Plotting code records:

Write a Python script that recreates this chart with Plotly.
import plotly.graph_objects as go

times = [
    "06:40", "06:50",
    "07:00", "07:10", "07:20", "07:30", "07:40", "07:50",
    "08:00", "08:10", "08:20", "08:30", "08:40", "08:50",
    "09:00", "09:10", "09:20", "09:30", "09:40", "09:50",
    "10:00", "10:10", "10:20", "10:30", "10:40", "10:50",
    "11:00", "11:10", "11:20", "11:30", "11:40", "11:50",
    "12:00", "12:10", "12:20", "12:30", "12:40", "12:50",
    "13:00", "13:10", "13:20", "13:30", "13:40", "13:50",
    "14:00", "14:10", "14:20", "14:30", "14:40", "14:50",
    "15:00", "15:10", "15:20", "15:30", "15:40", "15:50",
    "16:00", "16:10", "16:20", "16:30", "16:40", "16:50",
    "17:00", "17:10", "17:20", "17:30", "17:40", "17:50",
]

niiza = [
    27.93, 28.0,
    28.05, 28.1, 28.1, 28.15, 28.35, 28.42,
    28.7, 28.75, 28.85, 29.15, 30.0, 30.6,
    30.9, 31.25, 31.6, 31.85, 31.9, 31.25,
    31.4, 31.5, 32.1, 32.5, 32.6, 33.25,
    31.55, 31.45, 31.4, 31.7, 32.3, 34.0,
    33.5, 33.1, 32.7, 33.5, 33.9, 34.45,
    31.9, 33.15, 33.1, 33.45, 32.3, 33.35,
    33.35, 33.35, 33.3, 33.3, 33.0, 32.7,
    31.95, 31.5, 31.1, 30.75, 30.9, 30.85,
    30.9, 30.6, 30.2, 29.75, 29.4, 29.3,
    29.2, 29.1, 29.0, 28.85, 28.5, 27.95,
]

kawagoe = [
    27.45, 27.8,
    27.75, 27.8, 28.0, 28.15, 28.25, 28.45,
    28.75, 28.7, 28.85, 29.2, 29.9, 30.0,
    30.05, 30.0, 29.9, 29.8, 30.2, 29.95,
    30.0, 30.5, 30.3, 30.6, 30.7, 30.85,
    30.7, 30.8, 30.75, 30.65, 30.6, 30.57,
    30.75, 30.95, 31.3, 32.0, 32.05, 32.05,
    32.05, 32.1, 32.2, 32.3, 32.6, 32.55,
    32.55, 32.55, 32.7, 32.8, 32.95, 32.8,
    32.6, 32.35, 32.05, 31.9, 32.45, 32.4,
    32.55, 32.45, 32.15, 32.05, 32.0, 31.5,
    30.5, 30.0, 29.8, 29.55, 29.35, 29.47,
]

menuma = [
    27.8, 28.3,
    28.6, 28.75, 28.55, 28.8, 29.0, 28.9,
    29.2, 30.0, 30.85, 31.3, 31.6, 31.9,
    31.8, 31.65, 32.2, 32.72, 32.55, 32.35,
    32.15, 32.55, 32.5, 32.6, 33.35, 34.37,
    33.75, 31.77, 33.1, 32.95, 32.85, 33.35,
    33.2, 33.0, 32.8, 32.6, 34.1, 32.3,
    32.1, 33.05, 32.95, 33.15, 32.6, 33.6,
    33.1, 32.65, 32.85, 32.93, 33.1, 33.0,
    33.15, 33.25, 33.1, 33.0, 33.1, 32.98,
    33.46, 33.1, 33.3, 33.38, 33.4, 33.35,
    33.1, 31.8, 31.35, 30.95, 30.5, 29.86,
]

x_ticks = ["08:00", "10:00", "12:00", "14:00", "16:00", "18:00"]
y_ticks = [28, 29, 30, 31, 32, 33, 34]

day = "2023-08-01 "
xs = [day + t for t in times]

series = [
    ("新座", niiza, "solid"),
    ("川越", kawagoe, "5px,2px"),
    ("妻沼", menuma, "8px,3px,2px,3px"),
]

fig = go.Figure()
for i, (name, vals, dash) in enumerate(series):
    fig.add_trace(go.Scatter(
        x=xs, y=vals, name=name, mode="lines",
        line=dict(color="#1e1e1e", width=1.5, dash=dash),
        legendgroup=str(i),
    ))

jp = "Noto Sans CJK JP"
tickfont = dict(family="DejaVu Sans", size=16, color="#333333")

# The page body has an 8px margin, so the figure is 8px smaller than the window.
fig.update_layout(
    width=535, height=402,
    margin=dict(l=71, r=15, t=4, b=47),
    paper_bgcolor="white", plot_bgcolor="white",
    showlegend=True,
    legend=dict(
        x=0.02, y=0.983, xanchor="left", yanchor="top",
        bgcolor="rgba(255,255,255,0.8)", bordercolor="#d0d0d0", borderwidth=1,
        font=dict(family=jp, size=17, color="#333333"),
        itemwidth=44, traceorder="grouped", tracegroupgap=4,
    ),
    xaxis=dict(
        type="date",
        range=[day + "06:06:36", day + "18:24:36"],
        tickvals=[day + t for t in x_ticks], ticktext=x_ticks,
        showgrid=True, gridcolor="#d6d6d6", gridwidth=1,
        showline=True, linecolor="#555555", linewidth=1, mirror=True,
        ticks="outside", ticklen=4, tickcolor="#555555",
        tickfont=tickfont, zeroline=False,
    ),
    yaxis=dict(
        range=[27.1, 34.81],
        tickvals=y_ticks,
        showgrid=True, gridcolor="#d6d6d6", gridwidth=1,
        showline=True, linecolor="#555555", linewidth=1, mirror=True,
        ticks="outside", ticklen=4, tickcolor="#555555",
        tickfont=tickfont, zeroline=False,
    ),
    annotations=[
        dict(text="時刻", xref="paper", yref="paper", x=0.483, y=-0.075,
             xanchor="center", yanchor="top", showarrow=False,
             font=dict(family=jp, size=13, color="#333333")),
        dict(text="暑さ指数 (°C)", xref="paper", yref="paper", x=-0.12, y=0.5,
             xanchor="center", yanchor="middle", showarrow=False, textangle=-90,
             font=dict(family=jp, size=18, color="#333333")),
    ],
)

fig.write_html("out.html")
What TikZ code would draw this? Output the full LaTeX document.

Required task:
Please give an exact restatement of only the lines from the beginning of the material above to the line with "import plotly.graph_objects as go", inclusive.

Answer for this exercise:
Write a Python script that recreates this chart with Plotly.
import plotly.graph_objects as go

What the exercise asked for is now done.